La Chine n'est plus seulement la puissance industrielle qui a redessiné les chaînes de valeur mondiales. Elle est devenue, chiffres à l'appui, le premier créancier de la planète, devant les institutions multilatérales et les marchés financiers occidentaux. Une transformation discrète, méthodique et d'une ampleur rarement mesurée jusqu'ici.
Une étude monumentale d'AidData, un laboratoire de recherche de l'université américaine Willam & Mary et fruit de 3 ans de travail et mobilisant 140 analystes, révèle que 2 200 milliards de dollars de prêts et subventions ont été accordés par les banques publiques chinoises depuis l'an 2000. Et contrairement aux idées reçues, ces financements ne ciblent plus prioritairement les pays pauvres, mais surtout les économies avancées, leurs infrastructures critiques et leurs entreprises technologiques stratégiques.
La Chine prête davantage aux pays riches qu'aux pays pauvres
Entre 2000 et 2023, 943 milliards de dollars ont été octroyés à des pays à revenu élevé, soit près de la moitié du portefeuille global.
À l'inverse, les projets liés aux ‘'Nouvelles Routes de la Soie'', souvent mis en avant dans les débats publics, ne représentent qu'environ 20% de ce volume.
Cette réorientation s'intensifie après 2015, avec la stratégie ‘'Made in China 2025'' qui vise l'autonomie de Pékin dans les secteurs critiques, tels que les technologies sensibles ; les infrastructures stratégiques ; et l'énergie et les minéraux essentiels.
Loin du récit d'un prêteur uniquement tourné vers l'Afrique ou l'Asie du Sud, la Chine s'impose désormais comme le banquier des pays riches.
Les États-Unis, premier bénéficiaire mondial avec 200 milliards USD
La révélation la plus retentissante de l'enquête tient en un chiffre : 200 milliards de dollars ont été prêtés aux États-Unis par les banques chinoises depuis 2000.
Ces financements ont alimenté les besoins de trésorerie d'Amazon, Tesla, Ford et Boeing ; les projets de gaz naturel liquéfié (GNL) au Texas et en Louisiane ; des centres de données en Virginie ; des infrastructures à Los Angeles et New York ; et même Walt Disney (prêt de 107 millions de dollars via l'ICBC en 2020).

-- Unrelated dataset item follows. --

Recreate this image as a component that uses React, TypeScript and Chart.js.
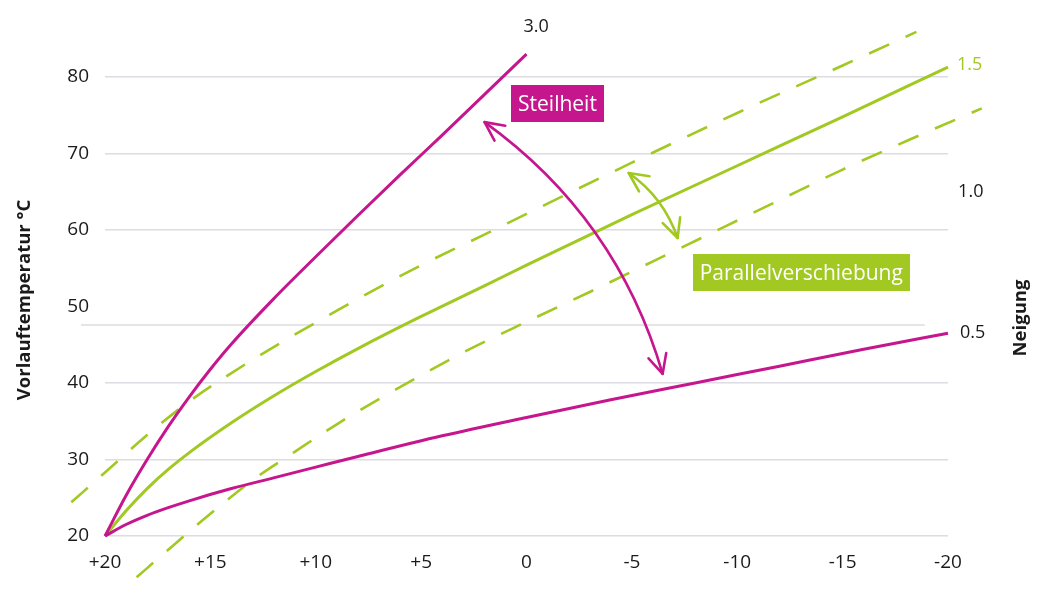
import React, { useEffect, useRef } from 'react';
import { Chart, registerables } from 'chart.js';

Chart.register(...registerables);

const MAGENTA = '#C6168D';
const GREEN = '#A2C822';
const GRID = '#dcdce2';
const INK = '#1a1a1a';
const FONT = "'Open Sans', sans-serif";

// Outdoor temperature (x) / flow temperature (y) for each heating curve
const steep30X = [20, 19, 18, 17, 16, 15, 14, 12, 10, 8, 6, 4, 2, 0];
const steep30Y = [20, 25.3, 30.0, 34.3, 38.2, 41.8, 45.1, 51.0, 56.5, 61.9, 67.2, 72.4, 77.7, 83.0];

const steep05X = [20, 19, 18, 17, 16, 14, 12, 10, 8, 4, 0, -4, -8, -12, -16, -20];
const steep05Y = [20, 21.5, 22.7, 23.7, 24.6, 26.2, 27.6, 29.0, 30.4, 33.1, 35.5, 37.8, 40.0, 42.2, 44.4, 46.5];

const steep15X = [20, 19, 18, 17, 16, 14, 12, 10, 8, 5, 2, 0, -5, -10, -15, -20];
const steep15Y = [20, 23.3, 26.2, 28.7, 30.9, 34.8, 38.3, 41.5, 44.5, 48.7, 52.7, 55.4, 62.0, 68.4, 74.8, 81.3];

const shiftUpX = [21.6, 20, 18, 16, 14, 12, 10, 8, 5, 2, 0, -5, -10, -15, -18.5];
const shiftUpY = [24.4, 28.3, 33.2, 37.6, 41.3, 44.7, 47.9, 51.0, 55.4, 59.4, 62.1, 68.8, 75.3, 81.5, 85.9];

const shiftDownX = [18.5, 17, 15, 13, 11, 9, 7, 5, 3, 0, -3, -6, -9, -12, -15, -18, -21.6];
const shiftDownY = [14.6, 18.2, 22.9, 27.3, 31.0, 34.6, 37.9, 41.0, 44.0, 48.0, 51.9, 55.9, 59.9, 63.9, 67.9, 71.6, 75.9];

// stray horizontal rule seen in the original near the 50 line
const strayRuleX = [21.14, -18.9];
const strayRuleY = [47.58, 47.58];

// axis ticks
const xTickStep = 5;
const yTickStep = 10;
const xMin = -20;
const xMax = 20;
const yMin = 20;
const yMax = 80;

// slope labels (Neigung)
const slopeLabels = ['3.0', '1.5', '1.0', '0.5'];
const slopeLabelX = [0.14, -20.43, -20.48, -20.57];
const slopeLabelY = [86.54, 81.57, 64.97, 46.54];
const slopeLabelColors = [INK, GREEN, INK, INK];

// annotation boxes
const boxTexts = ['Steilheit', 'Parallelverschiebung'];
const boxX = [-1.47, -13.04];
const boxY = [76.5, 54.4];
const boxColors = [MAGENTA, GREEN];

// double-headed curved arrows: start, control, end (data coords)
const arrowStart = [[1.99, 74.1], [-4.85, 67.45]];
const arrowCtrl = [[-4.3, 61.6], [-6.5, 64.3]];
const arrowEnd = [[-6.46, 41.2], [-7.17, 58.95]];
const arrowColors = [MAGENTA, GREEN];

const yTitle = 'Vorlauftemperatur °C';
const rightTitle = 'Neigung';

const pts = (xs: number[], ys: number[]) => xs.map((x, i) => ({ x, y: ys[i] }));

const annotPlugin = {
  id: 'annot',
  afterDatasetsDraw(chart: any) {
    const { ctx, scales } = chart;
    const xs = scales.x;
    const ys = scales.y;
    const P = (p: number[]) => [xs.getPixelForValue(p[0]), ys.getPixelForValue(p[1])];
    ctx.save();

    // arrows
    for (let i = 0; i < arrowStart.length; i++) {
      const a = P(arrowStart[i]);
      const c = P(arrowCtrl[i]);
      const b = P(arrowEnd[i]);
      ctx.strokeStyle = arrowColors[i];
      ctx.lineWidth = 2.6;
      ctx.lineCap = 'round';
      ctx.lineJoin = 'round';
      ctx.beginPath();
      ctx.moveTo(a[0], a[1]);
      ctx.quadraticCurveTo(c[0], c[1], b[0], b[1]);
      ctx.stroke();
      const head = (tip: number[], tow: number[]) => {
        const ang = Math.atan2(tow[1] - tip[1], tow[0] - tip[0]);
        const L = 21;
        const th = (26 * Math.PI) / 180;
        ctx.beginPath();
        ctx.moveTo(tip[0] + L * Math.cos(ang + th), tip[1] + L * Math.sin(ang + th));
        ctx.lineTo(tip[0], tip[1]);
        ctx.lineTo(tip[0] + L * Math.cos(ang - th), tip[1] + L * Math.sin(ang - th));
        ctx.stroke();
      };
      head(a, c);
      head(b, c);
    }

    // boxes
    ctx.font = `21px ${FONT}`;
    ctx.textAlign = 'center';
    ctx.textBaseline = 'middle';
    for (let i = 0; i < boxTexts.length; i++) {
      const [cx, cy] = P([boxX[i], boxY[i]]);
      const w = ctx.measureText(boxTexts[i]).width + 14;
      const h = 37;
      ctx.fillStyle = boxColors[i];
      ctx.fillRect(Math.round(cx - w / 2), Math.round(cy - h / 2), Math.round(w), h);
      ctx.fillStyle = '#ffffff';
      ctx.fillText(boxTexts[i], cx, cy + 1);
    }

    // slope labels
    ctx.font = `18px ${FONT}`;
    ctx.textAlign = 'left';
    for (let i = 0; i < slopeLabels.length; i++) {
      const [lx, ly] = P([slopeLabelX[i], slopeLabelY[i]]);
      ctx.fillStyle = slopeLabelColors[i];
      ctx.fillText(slopeLabels[i], lx, ly);
    }

    // titles
    ctx.fillStyle = INK;
    ctx.font = `bold 18.5px ${FONT}`;
    ctx.textAlign = 'center';
    ctx.save();
    ctx.translate(25, 300);
    ctx.rotate(-Math.PI / 2);
    ctx.fillText(yTitle, 0, 0);
    ctx.restore();
    ctx.save();
    ctx.translate(1021, 318);
    ctx.rotate(-Math.PI / 2);
    ctx.fillText(rightTitle, 0, 0);
    ctx.restore();

    ctx.restore();
  },
};

export default function App() {
  const ref = useRef<HTMLCanvasElement | null>(null);

  useEffect(() => {
    if (!ref.current) return;
    Chart.defaults.font.family = FONT;
    const solid = (data: any, color: string) => ({
      data,
      showLine: true,
      borderColor: color,
      backgroundColor: color,
      borderWidth: 3,
      pointRadius: 0,
      cubicInterpolationMode: 'monotone' as const,
      clip: false as any,
    });
    const dashed = (data: any, color: string) => ({
      ...solid(data, color),
      borderWidth: 2.6,
      borderDash: [22, 18],
      borderCapStyle: 'butt' as const,
    });
    const chart = new Chart(ref.current, {
      type: 'scatter',
      data: {
        datasets: [
          solid(pts(steep30X, steep30Y), MAGENTA),
          solid(pts(steep05X, steep05Y), MAGENTA),
          solid(pts(steep15X, steep15Y), GREEN),
          dashed(pts(shiftUpX, shiftUpY), GREEN),
          dashed(pts(shiftDownX, shiftDownY), GREEN),
          { ...solid(pts(strayRuleX, strayRuleY), GRID), borderWidth: 1.5 },
        ],
      },
      options: {
        responsive: false,
        animation: false,
        events: [],
        layout: { padding: { top: 77, right: 109, left: 0, bottom: 0 } },
        plugins: { legend: { display: false }, tooltip: { enabled: false } },
        scales: {
          x: {
            type: 'linear',
            min: xMin,
            max: xMax,
            reverse: true,
            grid: { display: false, drawTicks: false },
            border: { display: false },
            ticks: {
              stepSize: xTickStep,
              padding: 15,
              color: INK,
              font: { size: 19 },
              maxRotation: 0,
              autoSkip: false,
              callback: (v: any) => (v > 0 ? '+' + v : String(v)),
            },
            afterFit: (s: any) => {
              s.height = 64;
            },
          },
          y: {
            type: 'linear',
            min: yMin,
            max: yMax,
            grid: {
              color: (c: any) => (c.tick && c.tick.value === 50 ? 'rgba(0,0,0,0)' : GRID),
              lineWidth: 1.5,
              drawTicks: false,
            },
            border: { display: false },
            ticks: { stepSize: yTickStep, padding: 16, color: INK, font: { size: 19 } },
            afterFit: (s: any) => {
              s.width = 105;
            },
          },
        },
      },
      plugins: [annotPlugin],
    });
    return () => chart.destroy();
  }, []);

  return (
    <div style={{ position: 'fixed', left: 0, top: 0, width: 1057, height: 600, background: '#fff' }}>
      <canvas ref={ref} width={1057} height={600} style={{ display: 'block' }} />
    </div>
  );
}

Une forme de dépendance financière paradoxale pour le pays qui, depuis une décennie, alerte le monde sur la ‘'diplomatie du piège de la dette''.
L'Europe, deuxième zone d'influence avec 161 milliards USD
Au total, 161 milliards de dollars de crédits publics chinois ont été identifiés en Europe, répartis sur 1 800 projets.
Dans le détail, le Royaume-Uni est le premier bénéficiaire européen, avec 60 milliards de dollars, dont une partie a facilité l'accès de groupes chinois à des technologies sensibles, notamment les semi-conducteurs.
Deuxième bénéficiaire européen derrière l'Allemagne, la France a capté 21,3 milliards de dollars depuis 2000 via 184 projets.
Les secteurs ciblés illustrent clairement la stratégie d'influence économique de la Chine : l'énergie, avec une contribution de 120 millions d'euros au parc éolien offshore de Saint-Nazaire ; l'industrie, via des soutiens en trésorerie à des groupes majeurs comme Airbus, Michelin, Orpéa ou Saint-Gobain ; les transports et infrastructures, où Pékin renforce progressivement sa présence ; et enfin des interventions ciblées durant la pandémie de Covid-19, qui ont consolidé son rôle de partenaire indispensable dans les moments de crise.
Le Portugal, très en pointe sur l'énergie, a reçu 11,6 milliards d'euros, avec notamment le soutien massif à EDP, un acteur clé du système électrique national. Les investissements chinois y ont été multipliés par 4,5 en 10 ans.
Derrière ces financements en apparence techniques se dessine une logique parfaitement cohérente : les prêts chinois ne sont jamais neutres. Ils offrent à Pékin un levier économique majeur, un accès privilégié aux entreprises de haute technologie, une présence accrue dans des infrastructures stratégiques, une influence géopolitique diffuse mais décisive, ainsi qu'un moyen subtil mais efficace d'orienter les flux d'innovation à son avantage.
Comme le résume AidData, la Chine est aujourd'hui un créancier “qu'aucun pays ne peut se permettre de contrarier”.